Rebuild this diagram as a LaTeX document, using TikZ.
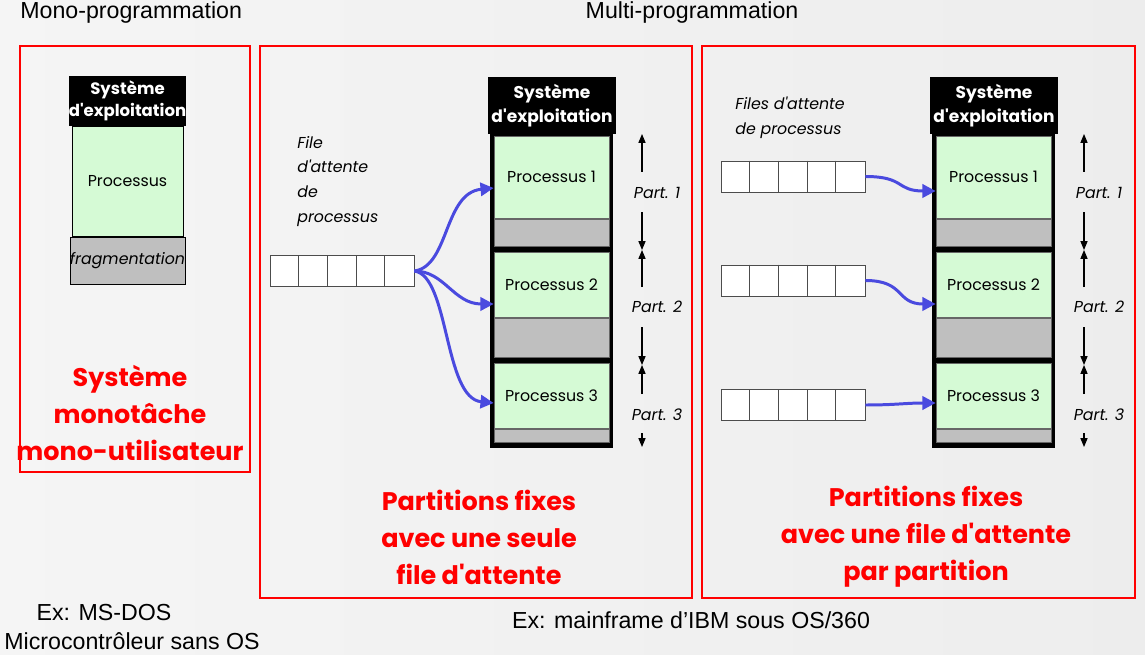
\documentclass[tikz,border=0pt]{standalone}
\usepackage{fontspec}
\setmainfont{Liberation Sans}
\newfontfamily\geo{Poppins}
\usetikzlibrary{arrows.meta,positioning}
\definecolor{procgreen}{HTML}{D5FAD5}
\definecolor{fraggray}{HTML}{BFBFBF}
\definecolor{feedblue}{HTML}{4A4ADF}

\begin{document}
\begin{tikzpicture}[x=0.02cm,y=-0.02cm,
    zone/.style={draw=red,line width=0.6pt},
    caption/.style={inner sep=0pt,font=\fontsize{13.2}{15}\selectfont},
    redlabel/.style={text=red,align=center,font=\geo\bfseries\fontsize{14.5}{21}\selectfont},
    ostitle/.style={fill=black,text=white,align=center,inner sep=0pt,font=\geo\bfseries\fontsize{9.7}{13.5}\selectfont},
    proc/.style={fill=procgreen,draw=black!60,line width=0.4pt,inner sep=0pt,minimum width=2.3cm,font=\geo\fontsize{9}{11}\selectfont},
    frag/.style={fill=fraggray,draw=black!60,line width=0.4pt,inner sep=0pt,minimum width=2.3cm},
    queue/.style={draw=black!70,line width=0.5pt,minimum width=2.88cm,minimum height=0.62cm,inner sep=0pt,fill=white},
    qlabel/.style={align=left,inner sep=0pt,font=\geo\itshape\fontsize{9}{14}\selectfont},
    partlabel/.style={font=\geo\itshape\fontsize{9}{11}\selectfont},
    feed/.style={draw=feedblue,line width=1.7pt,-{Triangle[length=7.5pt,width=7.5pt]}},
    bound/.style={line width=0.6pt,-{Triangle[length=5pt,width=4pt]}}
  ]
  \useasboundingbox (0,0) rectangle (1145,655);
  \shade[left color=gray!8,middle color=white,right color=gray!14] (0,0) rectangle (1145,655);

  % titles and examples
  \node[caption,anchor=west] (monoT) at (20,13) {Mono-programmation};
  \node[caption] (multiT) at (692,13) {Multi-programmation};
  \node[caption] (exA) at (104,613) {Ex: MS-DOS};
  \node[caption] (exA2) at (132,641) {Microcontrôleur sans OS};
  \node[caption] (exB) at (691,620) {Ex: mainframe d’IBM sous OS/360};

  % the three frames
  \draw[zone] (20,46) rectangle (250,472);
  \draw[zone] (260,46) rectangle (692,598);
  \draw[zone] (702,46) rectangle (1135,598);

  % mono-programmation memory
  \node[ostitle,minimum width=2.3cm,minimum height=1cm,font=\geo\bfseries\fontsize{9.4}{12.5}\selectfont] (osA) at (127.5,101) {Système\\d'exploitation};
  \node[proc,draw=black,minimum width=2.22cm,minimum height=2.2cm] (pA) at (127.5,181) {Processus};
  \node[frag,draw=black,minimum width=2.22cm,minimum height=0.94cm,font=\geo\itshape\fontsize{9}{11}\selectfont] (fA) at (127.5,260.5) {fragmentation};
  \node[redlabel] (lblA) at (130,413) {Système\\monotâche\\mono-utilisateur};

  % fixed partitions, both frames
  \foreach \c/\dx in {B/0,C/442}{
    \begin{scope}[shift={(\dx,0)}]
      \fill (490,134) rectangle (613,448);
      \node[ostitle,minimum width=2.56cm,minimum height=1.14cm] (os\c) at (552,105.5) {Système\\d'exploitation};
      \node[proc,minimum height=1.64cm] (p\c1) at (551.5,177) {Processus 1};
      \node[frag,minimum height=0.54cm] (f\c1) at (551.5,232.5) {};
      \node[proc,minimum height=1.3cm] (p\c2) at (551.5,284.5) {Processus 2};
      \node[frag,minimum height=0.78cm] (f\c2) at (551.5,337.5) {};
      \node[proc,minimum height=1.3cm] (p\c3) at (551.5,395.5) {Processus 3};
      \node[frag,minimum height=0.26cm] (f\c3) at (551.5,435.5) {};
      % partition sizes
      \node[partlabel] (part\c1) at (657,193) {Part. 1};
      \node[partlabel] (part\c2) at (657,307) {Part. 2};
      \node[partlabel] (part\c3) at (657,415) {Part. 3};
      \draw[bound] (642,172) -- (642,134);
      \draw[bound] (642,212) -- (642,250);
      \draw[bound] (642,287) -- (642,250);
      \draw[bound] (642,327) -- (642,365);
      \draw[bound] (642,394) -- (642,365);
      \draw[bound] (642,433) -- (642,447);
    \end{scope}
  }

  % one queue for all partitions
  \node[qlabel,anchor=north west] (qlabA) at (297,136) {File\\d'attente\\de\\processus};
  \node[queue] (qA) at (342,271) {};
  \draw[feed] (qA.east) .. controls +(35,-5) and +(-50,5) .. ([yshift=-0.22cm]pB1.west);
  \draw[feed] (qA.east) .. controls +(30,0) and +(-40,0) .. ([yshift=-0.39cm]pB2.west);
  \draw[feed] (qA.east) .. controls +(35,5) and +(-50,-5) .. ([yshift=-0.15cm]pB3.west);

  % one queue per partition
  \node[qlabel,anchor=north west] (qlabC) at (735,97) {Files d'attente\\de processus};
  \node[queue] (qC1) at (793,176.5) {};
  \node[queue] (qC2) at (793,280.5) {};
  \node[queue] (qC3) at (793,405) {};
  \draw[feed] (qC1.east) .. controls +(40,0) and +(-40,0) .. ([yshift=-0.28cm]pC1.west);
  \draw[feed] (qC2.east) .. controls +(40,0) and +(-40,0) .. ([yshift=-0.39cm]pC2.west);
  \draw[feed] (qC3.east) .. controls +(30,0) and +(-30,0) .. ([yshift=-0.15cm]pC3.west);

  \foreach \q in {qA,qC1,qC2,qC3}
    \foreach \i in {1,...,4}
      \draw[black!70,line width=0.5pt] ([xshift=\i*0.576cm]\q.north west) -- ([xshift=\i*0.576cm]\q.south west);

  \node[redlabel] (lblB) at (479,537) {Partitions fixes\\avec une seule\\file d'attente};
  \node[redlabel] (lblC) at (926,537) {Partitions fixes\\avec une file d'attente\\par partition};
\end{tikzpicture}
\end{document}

◆ ◆ ◆ ◆ ◆

● **Task requirements**
Replicate the material above verbatim; images stay out of the copy.

● **Answer to this task**
Rebuild this diagram as a LaTeX document, using TikZ.
\documentclass[tikz,border=0pt]{standalone}
\usepackage{fontspec}
\setmainfont{Liberation Sans}
\newfontfamily\geo{Poppins}
\usetikzlibrary{arrows.meta,positioning}
\definecolor{procgreen}{HTML}{D5FAD5}
\definecolor{fraggray}{HTML}{BFBFBF}
\definecolor{feedblue}{HTML}{4A4ADF}

\begin{document}
\begin{tikzpicture}[x=0.02cm,y=-0.02cm,
    zone/.style={draw=red,line width=0.6pt},
    caption/.style={inner sep=0pt,font=\fontsize{13.2}{15}\selectfont},
    redlabel/.style={text=red,align=center,font=\geo\bfseries\fontsize{14.5}{21}\selectfont},
    ostitle/.style={fill=black,text=white,align=center,inner sep=0pt,font=\geo\bfseries\fontsize{9.7}{13.5}\selectfont},
    proc/.style={fill=procgreen,draw=black!60,line width=0.4pt,inner sep=0pt,minimum width=2.3cm,font=\geo\fontsize{9}{11}\selectfont},
    frag/.style={fill=fraggray,draw=black!60,line width=0.4pt,inner sep=0pt,minimum width=2.3cm},
    queue/.style={draw=black!70,line width=0.5pt,minimum width=2.88cm,minimum height=0.62cm,inner sep=0pt,fill=white},
    qlabel/.style={align=left,inner sep=0pt,font=\geo\itshape\fontsize{9}{14}\selectfont},
    partlabel/.style={font=\geo\itshape\fontsize{9}{11}\selectfont},
    feed/.style={draw=feedblue,line width=1.7pt,-{Triangle[length=7.5pt,width=7.5pt]}},
    bound/.style={line width=0.6pt,-{Triangle[length=5pt,width=4pt]}}
  ]
  \useasboundingbox (0,0) rectangle (1145,655);
  \shade[left color=gray!8,middle color=white,right color=gray!14] (0,0) rectangle (1145,655);

  % titles and examples
  \node[caption,anchor=west] (monoT) at (20,13) {Mono-programmation};
  \node[caption] (multiT) at (692,13) {Multi-programmation};
  \node[caption] (exA) at (104,613) {Ex: MS-DOS};
  \node[caption] (exA2) at (132,641) {Microcontrôleur sans OS};
  \node[caption] (exB) at (691,620) {Ex: mainframe d’IBM sous OS/360};

  % the three frames
  \draw[zone] (20,46) rectangle (250,472);
  \draw[zone] (260,46) rectangle (692,598);
  \draw[zone] (702,46) rectangle (1135,598);

  % mono-programmation memory
  \node[ostitle,minimum width=2.3cm,minimum height=1cm,font=\geo\bfseries\fontsize{9.4}{12.5}\selectfont] (osA) at (127.5,101) {Système\\d'exploitation};
  \node[proc,draw=black,minimum width=2.22cm,minimum height=2.2cm] (pA) at (127.5,181) {Processus};
  \node[frag,draw=black,minimum width=2.22cm,minimum height=0.94cm,font=\geo\itshape\fontsize{9}{11}\selectfont] (fA) at (127.5,260.5) {fragmentation};
  \node[redlabel] (lblA) at (130,413) {Système\\monotâche\\mono-utilisateur};

  % fixed partitions, both frames
  \foreach \c/\dx in {B/0,C/442}{
    \begin{scope}[shift={(\dx,0)}]
      \fill (490,134) rectangle (613,448);
      \node[ostitle,minimum width=2.56cm,minimum height=1.14cm] (os\c) at (552,105.5) {Système\\d'exploitation};
      \node[proc,minimum height=1.64cm] (p\c1) at (551.5,177) {Processus 1};
      \node[frag,minimum height=0.54cm] (f\c1) at (551.5,232.5) {};
      \node[proc,minimum height=1.3cm] (p\c2) at (551.5,284.5) {Processus 2};
      \node[frag,minimum height=0.78cm] (f\c2) at (551.5,337.5) {};
      \node[proc,minimum height=1.3cm] (p\c3) at (551.5,395.5) {Processus 3};
      \node[frag,minimum height=0.26cm] (f\c3) at (551.5,435.5) {};
      % partition sizes
      \node[partlabel] (part\c1) at (657,193) {Part. 1};
      \node[partlabel] (part\c2) at (657,307) {Part. 2};
      \node[partlabel] (part\c3) at (657,415) {Part. 3};
      \draw[bound] (642,172) -- (642,134);
      \draw[bound] (642,212) -- (642,250);
      \draw[bound] (642,287) -- (642,250);
      \draw[bound] (642,327) -- (642,365);
      \draw[bound] (642,394) -- (642,365);
      \draw[bound] (642,433) -- (642,447);
    \end{scope}
  }

  % one queue for all partitions
  \node[qlabel,anchor=north west] (qlabA) at (297,136) {File\\d'attente\\de\\processus};
  \node[queue] (qA) at (342,271) {};
  \draw[feed] (qA.east) .. controls +(35,-5) and +(-50,5) .. ([yshift=-0.22cm]pB1.west);
  \draw[feed] (qA.east) .. controls +(30,0) and +(-40,0) .. ([yshift=-0.39cm]pB2.west);
  \draw[feed] (qA.east) .. controls +(35,5) and +(-50,-5) .. ([yshift=-0.15cm]pB3.west);

  % one queue per partition
  \node[qlabel,anchor=north west] (qlabC) at (735,97) {Files d'attente\\de processus};
  \node[queue] (qC1) at (793,176.5) {};
  \node[queue] (qC2) at (793,280.5) {};
  \node[queue] (qC3) at (793,405) {};
  \draw[feed] (qC1.east) .. controls +(40,0) and +(-40,0) .. ([yshift=-0.28cm]pC1.west);
  \draw[feed] (qC2.east) .. controls +(40,0) and +(-40,0) .. ([yshift=-0.39cm]pC2.west);
  \draw[feed] (qC3.east) .. controls +(30,0) and +(-30,0) .. ([yshift=-0.15cm]pC3.west);

  \foreach \q in {qA,qC1,qC2,qC3}
    \foreach \i in {1,...,4}
      \draw[black!70,line width=0.5pt] ([xshift=\i*0.576cm]\q.north west) -- ([xshift=\i*0.576cm]\q.south west);

  \node[redlabel] (lblB) at (479,537) {Partitions fixes\\avec une seule\\file d'attente};
  \node[redlabel] (lblC) at (926,537) {Partitions fixes\\avec une file d'attente\\par partition};
\end{tikzpicture}
\end{document}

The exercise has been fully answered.